Full-Motion Video Puts Face on Remote Delivery

Though caught up in the trend toward remote delivery, some banks are reemphasizing face-to-face contact with customers, albeit in a high-tech way.

As the costs of full-motion video technology fall, an increasing number of financial institutions are offering customers access to bank representatives through screens on automated teller machines and other devices.

Videoconferencing is still in its infancy in retail banking. According to companies that track bank purchases of automated delivery devices, only a few thousand ATMs or information kiosks use it, usually for sales or customer service applications.

But as feedback comes in from early adopters, others may be encouraged to try the technology.

Flagstar Bank of Bloomfield, Mich., has deployed it in all 41 of its branches.

Using PCs equipped with video technology from Intel Corp., the bank has been able to centralize its loan underwriting without compromising customers' ability to speak face-to-face with employees.

"There is a need for human interaction," said William Robinson, senior vice president of $2 billion-asset Flagstar. "The video adds the personal touch."

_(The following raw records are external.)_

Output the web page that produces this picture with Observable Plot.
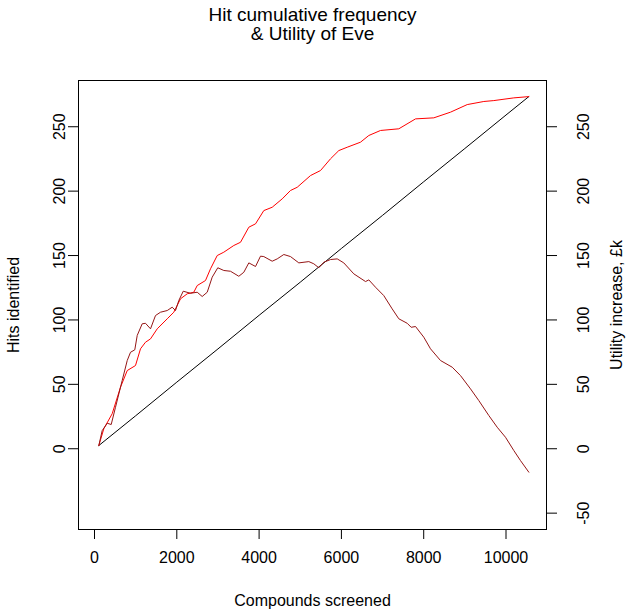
<!DOCTYPE html>
<html><head><meta charset="utf-8">
<script src="https://cdn.jsdelivr.net/npm/d3@7"></script>
<script src="https://cdn.jsdelivr.net/npm/@observablehq/plot@0.6"></script>
<style>body{margin:0;background:#fff}</style>
</head><body><div id="chart"></div>
<script>
const chartTitle = "Hit cumulative frequency\n& Utility of Eve";
const xLabel = "Compounds screened";
const yLeftLabel = "Hits identified";
const yRightLabel = "Utility increase, £k";
const xTicks = [0, 2000, 4000, 6000, 8000, 10000];
const yLeftTicks = [0, 50, 100, 150, 200, 250];
const yRightTicks = [-50, 0, 50, 100, 150, 200, 250];

// Random screening (black)
const randomCompounds = [105, 1000, 2000, 3000, 4000, 5000, 6000, 7000, 8000, 9000, 10000, 10554];
const randomHits = [2.5, 25.6, 51.7, 77.5, 103.6, 129.3, 155.5, 181.2, 207.3, 233.1, 259.1, 273.4];

// Eve cumulative hits (red)
const eveCompounds = [105,226,430,632,795,996,1118,1239,1361,1524,1767,1927,2090,2253,2413,2496,2697,2819,2982,3142,3385,3548,3750,3913,4114,4318,4561,4763,4926,5249,5492,5735,5937,6141,6464,6666,6950,7395,7801,8245,8651,9057,9461,9703,10189,10554];
const eveHits = [2.5,15.5,27.2,47.8,60.7,64.6,77.6,82.7,85.3,93.1,100.9,106,116.4,120.3,121.5,126.7,130.6,139.7,150,152.6,157.8,160.3,172,174.6,184.9,187.5,194,200.5,203,212.1,216,225.1,231.5,234.1,238,243.2,247.1,248.4,256.1,256.9,261.3,267.2,269.6,270.3,272.4,273.4];

// Utility increase, £k (dark red)
const utilityCompounds = [105,187,309,406,510,673,795,875,979,1038,1159,1239,1361,1482,1604,1767,1888,1968,2049,2156,2333,2496,2617,2739,2860,2996,3142,3305,3507,3628,3750,3913,4034,4114,4318,4440,4600,4763,4965,5208,5329,5451,5572,5735,5898,6058,6301,6586,6666,6829,7030,7234,7395,7599,7696,7801,8002,8165,8408,8693,8894,9137,9339,9582,9786,9988,10190,10352,10554];
const utility = [2.5,14.1,19.8,18.8,32.2,53,68.5,74.9,76.8,88,97,97.4,93.1,103.4,106,107.3,109.9,107.3,115.1,122.3,120.7,121.5,118.2,121.5,133.2,140.5,138.4,137.8,133.9,137,144.3,141.5,149.5,149.2,145.6,147.4,150.8,149.2,144.3,145.3,143.6,140.5,144.8,146.9,147.4,144.3,135.8,129.8,131.1,125.4,118.9,108.6,100.9,97.4,94.3,94.9,86.6,77.6,68.5,63.3,56.8,46.5,37.4,25.8,16.7,8.9,-1.4,-9.2,-18.2];

const toRows = (xs, ys) => xs.map((x, i) => ({x, y: ys[i]}));
const plain = d => String(d);

const chart = Plot.plot({
  width: 635,
  height: 613,
  marginLeft: 78,
  marginRight: 89,
  marginTop: 80,
  marginBottom: 84,
  style: {fontFamily: "'Liberation Sans', Arial, sans-serif", fontSize: "16px", background: "white", color: "black"},
  x: {domain: [-389, 10984]},
  y: {domain: [-62.7, 285.9]},
  marks: [
    Plot.frame({stroke: "black"}),
    Plot.axisX(xTicks, {tickSize: 10, tickPadding: 12, tickFormat: plain, fontSize: 16,
      label: xLabel, labelAnchor: "center", labelOffset: 76, labelArrow: "none"}),
    Plot.axisY(yLeftTicks, {anchor: "left", tickSize: 10, tickRotate: -90, tickPadding: 4, tickFormat: plain, fontSize: 16,
      label: yLeftLabel, labelAnchor: "center", labelOffset: 71, labelArrow: "none"}),
    Plot.axisY(yRightTicks, {anchor: "right", tickSize: 10, tickRotate: -90, lineAnchor: "top", tickPadding: 21, tickFormat: plain, fontSize: 16,
      label: yRightLabel, labelAnchor: "center", labelOffset: 75, labelArrow: "none"}),
    Plot.line(toRows(randomCompounds, randomHits), {x: "x", y: "y", stroke: "black", strokeWidth: 1}),
    Plot.line(toRows(eveCompounds, eveHits), {x: "x", y: "y", stroke: "#ff0000", strokeWidth: 1}),
    Plot.line(toRows(utilityCompounds, utility), {x: "x", y: "y", stroke: "#951515", strokeWidth: 1}),
    Plot.text([chartTitle], {frameAnchor: "top", dy: -41, lineAnchor: "bottom", fontSize: 19, lineHeight: 1.0, fill: "black"})
  ]
});
document.getElementById("chart").appendChild(chart);
</script>
</body></html>
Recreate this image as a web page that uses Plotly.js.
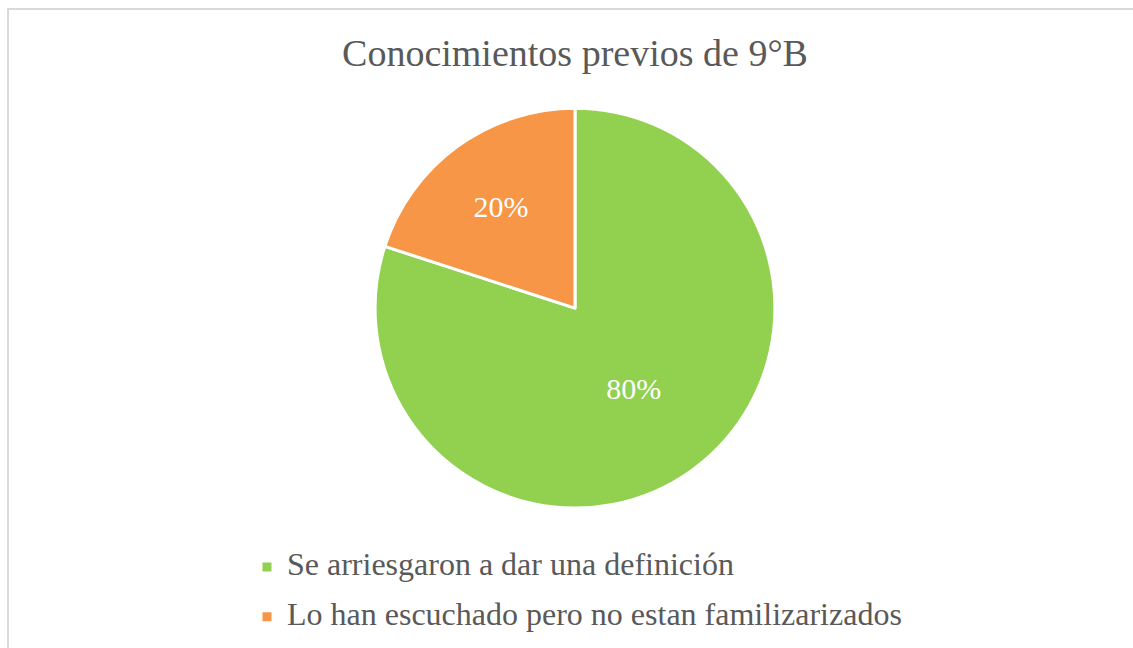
<!DOCTYPE html>
<html>
<head>
<meta charset="utf-8">
<script src="https://cdn.plot.ly/plotly-3.0.1.min.js"></script>
<style>
  html, body { margin: 0; padding: 0; background: #ffffff; }
  #frame { position: absolute; left: 7px; top: 8px; width: 1140px; height: 660px; border: 2px solid #d9d9d9; pointer-events: none; box-sizing: border-box; }
</style>
</head>
<body>
<div id="chart" style="position:absolute;left:0;top:0;width:1133px;height:648px"></div>
<div id="frame"></div>
<script>
const categories = ["Se arriesgaron a dar una definición", "Lo han escuchado pero no estan familizarizados"];
const values = [80, 20];
const colors = ["#92D050", "#F79646"];
const chartTitle = "Conocimientos previos de 9°B";

const SERIF = "Liberation Serif";

const trace = {
  type: "pie",
  labels: categories.map(c => "<span style='font-size:32px;baseline-shift:6px'>" + c + "</span>"),
  values: values,
  sort: false,
  direction: "clockwise",
  rotation: 0,
  marker: { colors: colors, line: { color: "#ffffff", width: 3 } },
  textinfo: "percent",
  textposition: "inside",
  insidetextorientation: "horizontal",
  textfont: { family: SERIF, size: 30, color: "#ffffff" },
  domain: { x: [0.015, 1.0], y: [0.216, 0.833] },
  hoverinfo: "percent"
};

const layout = {
  width: 1133,
  height: 648,
  margin: { l: 0, r: 0, t: 0, b: 0 },
  paper_bgcolor: "#ffffff",
  title: {
    text: chartTitle,
    font: { family: SERIF, size: 38, color: "#595959" },
    x: 0.5075, xanchor: "center",
    y: 1 - 53/648, yanchor: "middle"
  },
  showlegend: true,
  legend: {
    orientation: "v",
    x: 0.218, xanchor: "left",
    y: 1 - 537/648, yanchor: "top",
    font: { family: SERIF, size: 36, color: "#595959" },
    traceorder: "normal"
  }
};

Plotly.newPlot("chart", [trace], layout, { staticPlot: true });
</script>
</body>
</html>
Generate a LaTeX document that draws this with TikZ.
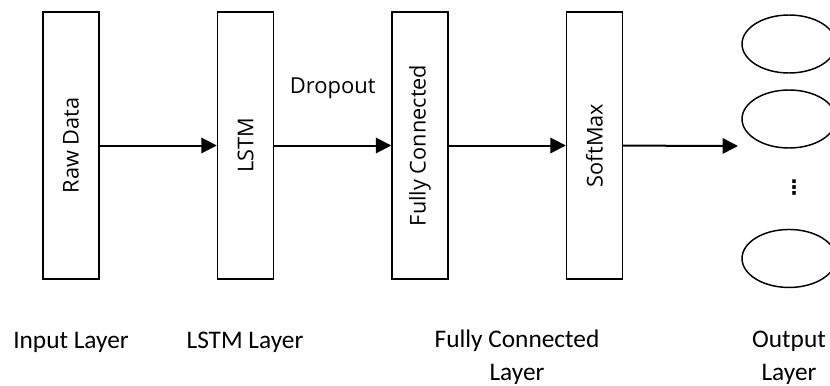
\documentclass[tikz,border=0pt]{standalone}
\usepackage{fontspec}
\setmainfont{Open Sans}
\newfontfamily\capfont{Carlito}
\newfontfamily\symfont{DejaVu Sans}
\usetikzlibrary{positioning, arrows.meta, shapes.geometric}

\begin{document}
\begin{tikzpicture}[x=0.75pt,y=-0.75pt,node distance=130.875pt,on grid,
    layer/.style={draw,line width=1.1pt,minimum width=42pt,minimum height=200.25pt,inner sep=0pt,font=\fontsize{16.3}{18}\selectfont},
    unit/.style={draw,ellipse,line width=1.1pt,minimum width=70.5pt,minimum height=43.5pt,inner sep=0pt},
    flow/.style={-{Triangle[length=11.5pt,width=11.5pt]},line width=1.5pt},
    caption/.style={font=\capfont\fontsize{19}{24.75}\selectfont,align=center,inner sep=0pt,anchor=base}]
  \clip (0,0) rectangle (830,385);
  % the four layer boxes
  \node[layer] (raw) at (71,145.5) {\rotatebox{90}{Raw Data}};
  \node[layer] (lstm) [right=of raw] {\rotatebox{90}{LSTM}};
  \node[layer] (fc) [right=of lstm] {\rotatebox{90}{Fully Connected}};
  \node[layer] (soft) [right=of fc] {\rotatebox{90}{SoftMax}};
  % output units
  \node[unit] (o1) at (789,44) {};
  \node[unit] (o2) [below=56.25pt of o1] {};
  \node[unit] (o3) [below=104.6pt of o2] {};
  \node[inner sep=0pt] (dots) at (794,188) {\symfont\bfseries\fontsize{15}{15}\selectfont ⋮};
  \coordinate (oin) at (738,146);
  % connections
  \draw[flow] (raw) -- (lstm);
  \draw[flow] (lstm) -- node[above=30.75pt,font=\fontsize{16.5}{18}\selectfont] (drop) {Dropout} (fc);
  \draw[flow] (fc) -- (soft);
  \draw[flow] (soft) -- (oin);
  % captions (base = last line)
  \node[caption] (inlbl) at (71,348) {Input Layer};
  \node[caption] (lstmlbl) at (245,348) {LSTM Layer};
  \node[caption] (fclbl) at (517,380) {Fully Connected\\Layer};
  \node[caption] (outlbl) at (789,380) {Output\\Layer};
\end{tikzpicture}
\end{document}
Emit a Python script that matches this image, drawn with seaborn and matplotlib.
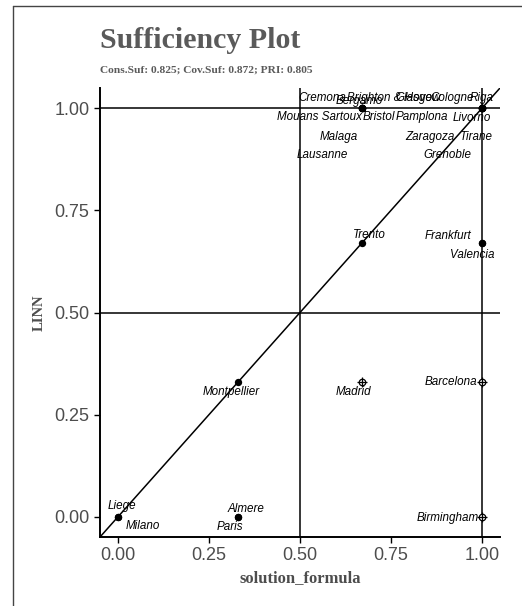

Begun more than two years ago, the service runs on ISDN, telecommunications lines that can accommodate both data and images. The terminals now generate about one-third of Flagstar's $6.2 billion in consumer loans, Mr. Robinson said.

The system, configured similar to one Mellon Bank Corp. is rolling out across its branch network, cost several million dollars to install.

The video images at Flagstar, like those at many other institutions, are not television-quality. On-screen gestures and movements by bank representatives appear somewhat disjointed.

However, bankers said, the cost of delivering higher-quality images is dropping all the time, and even the current mode of contact makes it easier for loan representatives to obtain sometimes sensitive information about applicants' salaries or job status.

Phil Kasper, assistant vice president for self-service branch solutions at NCR Corp., said the video images delivered by his company's terminals fall somewhere between television-quality and the lower resolution of the Internet.

NCR terminals transmit 12 to 15 frames per second, compared with the Web's 5 per second and television's 30 per second.

Huntington Bancshares of Columbus, Ohio, and Washington Mutual Inc. of Seattle, among others, have set up virtual branches with NCR's video kiosks.

The $96 billion-asset Washington Mutual has three video branches inside retail stores.

The nation's biggest thrift, which also operates 100 staffed in-store branches, began using the video kiosks in 1996 because of limited space in certain stores, said Ed Reger, vice president for alternative delivery systems sales and implementation.

Washington Mutual opens the same average number of accounts-40 a month- through video branches as through staffed branches. The staffed offices cost 75% more to operate and are 20% more expensive to build, Mr. Reger said.

Huntington, which opened its first unstaffed, video-equipped branch in 1994, has 18 video terminal locations in Ohio. Users sit in a glass- enclosed, soundproof area equipped with a touch-sensitive screen. People can communicate via a speaker-phone or handset. The kiosks, open 24 hours a day, also have printers so customers can get documents and forms.

"It's like pulling up a chair to a banker," said William Randle, executive vice president and managing director of direct access financial services at Huntington.

At Mellon Bank Corp., customers can sit down with a specialty banker using a video PC. When customers enter a video-equipped branch, a greeter directs them to a video terminal and connects them to a specialist in one of five areas: consumer banking, business banking, mortgages, personal investments, and insurance. The greeter provides any paperwork the customer might need.

Mellon has 285 video computers-one in most branches and two in a half- dozen busy locations-and plans to roll them out to all of its 429 outlets over the next year. The Pittsburgh-based bank, which uses Bell Atlantic's multimedia call center application, started using video for customer connections two years ago. With the video terminals, customers no longer need to make appointments with specialty bankers.

"We don't have the luxury of having all the experts in all store locations," said David Holzman, vice president and retail reconfiguration manager. The video terminals make specialty bankers available at customers' convenience.